In passing, the shuffling of the deck is extremely well known as the group S_N, and is uncountable. I did wonder if there was a result about this setup in the guise of the length of increasing subsequences of a random walk (ie a permutation).

Philip Rand said...

David Duffy

Your concern of legal conditioning is ill founded.

Simply, refer to the last paragraph on page 15 of Radical Elementary Probability Theory.

Alexander R Pruss said...

Mr Duffy:

It's hard to make sense of generating a "random element" of S_N. For one, S_N is not an amenable group (it has F2 as a subgroup).

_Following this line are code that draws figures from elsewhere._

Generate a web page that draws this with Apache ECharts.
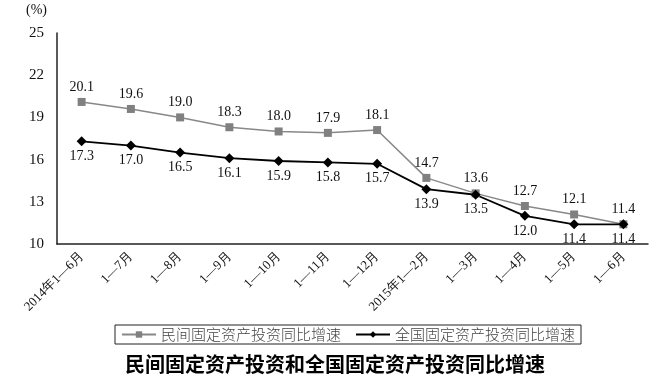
<!DOCTYPE html>
<html><head><meta charset="utf-8">
<script src="https://cdn.jsdelivr.net/npm/echarts@6/dist/echarts.min.js"></script>
<style>html,body{margin:0;padding:0;background:#fff}#c{width:670px;height:381px}</style>
</head><body><div id="c"></div>
<script>
const categories = ['2014年1—6月','1—7月','1—8月','1—9月','1—10月','1—11月','1—12月','2015年1—2月','1—3月','1—4月','1—5月','1—6月'];
const privateInv = [20.1,19.6,19.0,18.3,18.0,17.9,18.1,14.7,13.6,12.7,12.1,11.4];
const nationalInv = [17.3,17.0,16.5,16.1,15.9,15.8,15.7,13.9,13.5,12.0,11.4,11.4];
const seriesNames = ['民间固定资产投资同比增速','全国固定资产投资同比增速'];
const titleText = '民间固定资产投资和全国固定资产投资同比增速';
const serif = '"Liberation Serif","DejaVu Serif",serif';
const chart = echarts.init(document.getElementById('c'));
chart.setOption({
  backgroundColor:'#fff',
  animation:false,
  title:{text:titleText,left:'center',top:349,textStyle:{fontFamily:'"Noto Sans CJK SC"',fontWeight:'bold',fontSize:20,color:'#000'}},
  legend:{top:325,left:115,itemGap:14,itemWidth:34,itemHeight:8,padding:[2,6,2,6],borderColor:'#222',borderWidth:1,
    textStyle:{fontFamily:'"Noto Sans CJK SC"',fontSize:15,fontWeight:300,color:'#444'},
    data:seriesNames},
  grid:{left:57,right:22,top:33,bottom:137},
  xAxis:{type:'category',data:categories,boundaryGap:true,
    axisLine:{lineStyle:{color:'#222',width:1.5}},
    axisTick:{inside:true,length:5,lineStyle:{color:'#222'}},
    axisLabel:{rotate:45,fontFamily:serif,fontSize:13,color:'#111',margin:10,interval:0}},
  yAxis:{type:'value',min:10,max:25,interval:3,name:'(%)',nameLocation:'end',nameGap:16,
    nameTextStyle:{fontFamily:serif,fontSize:14,color:'#111',align:'right',padding:[0,10,0,0]},
    axisLine:{show:true,lineStyle:{color:'#222',width:1.5}},axisTick:{show:false},splitLine:{show:false},
    axisLabel:{fontFamily:serif,fontSize:15,color:'#111',margin:13}},
  series:[
    {name:seriesNames[0],type:'line',data:privateInv,symbol:'rect',symbolSize:8,
      lineStyle:{color:'#888',width:1.5},itemStyle:{color:'#808080'},
      label:{show:true,position:'top',distance:4,formatter:p=>p.value.toFixed(1),fontFamily:serif,fontSize:14,color:'#111'}},
    {name:seriesNames[1],type:'line',data:nationalInv,symbol:'diamond',symbolSize:10,
      lineStyle:{color:'#000',width:1.8},itemStyle:{color:'#000'},
      label:{show:true,position:'bottom',distance:3,formatter:p=>p.value.toFixed(1),fontFamily:serif,fontSize:14,color:'#111'}}
  ]
});
</script></body></html>
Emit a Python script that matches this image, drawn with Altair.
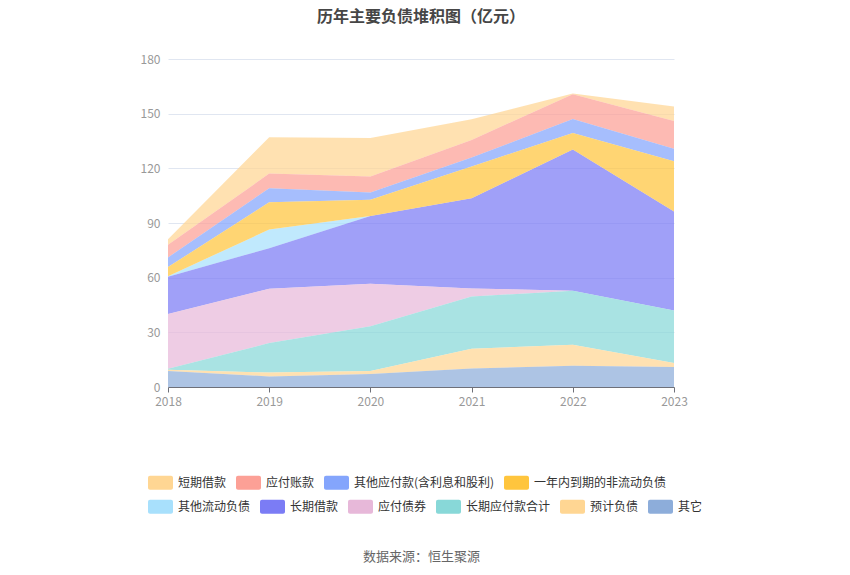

It is hard to make mathematical sense of my setup. It's an infinite process without meaningful initial conditions. BUT it intuitively seems that IF an infinite past is possible, this process could have taken place.

David Duffy said...

Dear Philip Rand.

Nelson frequently mentions "illegal set formation", where one may not form subsets corresponding to external properties - this is how overspill can be used.

Hi Professor Pruss.

There seems to a TCS literature on the computational complexity of S_N - I have glanced at http://adsabs.harvard.edu/abs/2015arXiv150306188A

Philip Rand said...

David Duffy

Now, read the first paragraph of the appendix in Nelson's book on page 80... especially note the last sentence of the paragraph.

The S-N complexity space is discrete; it is not applicable.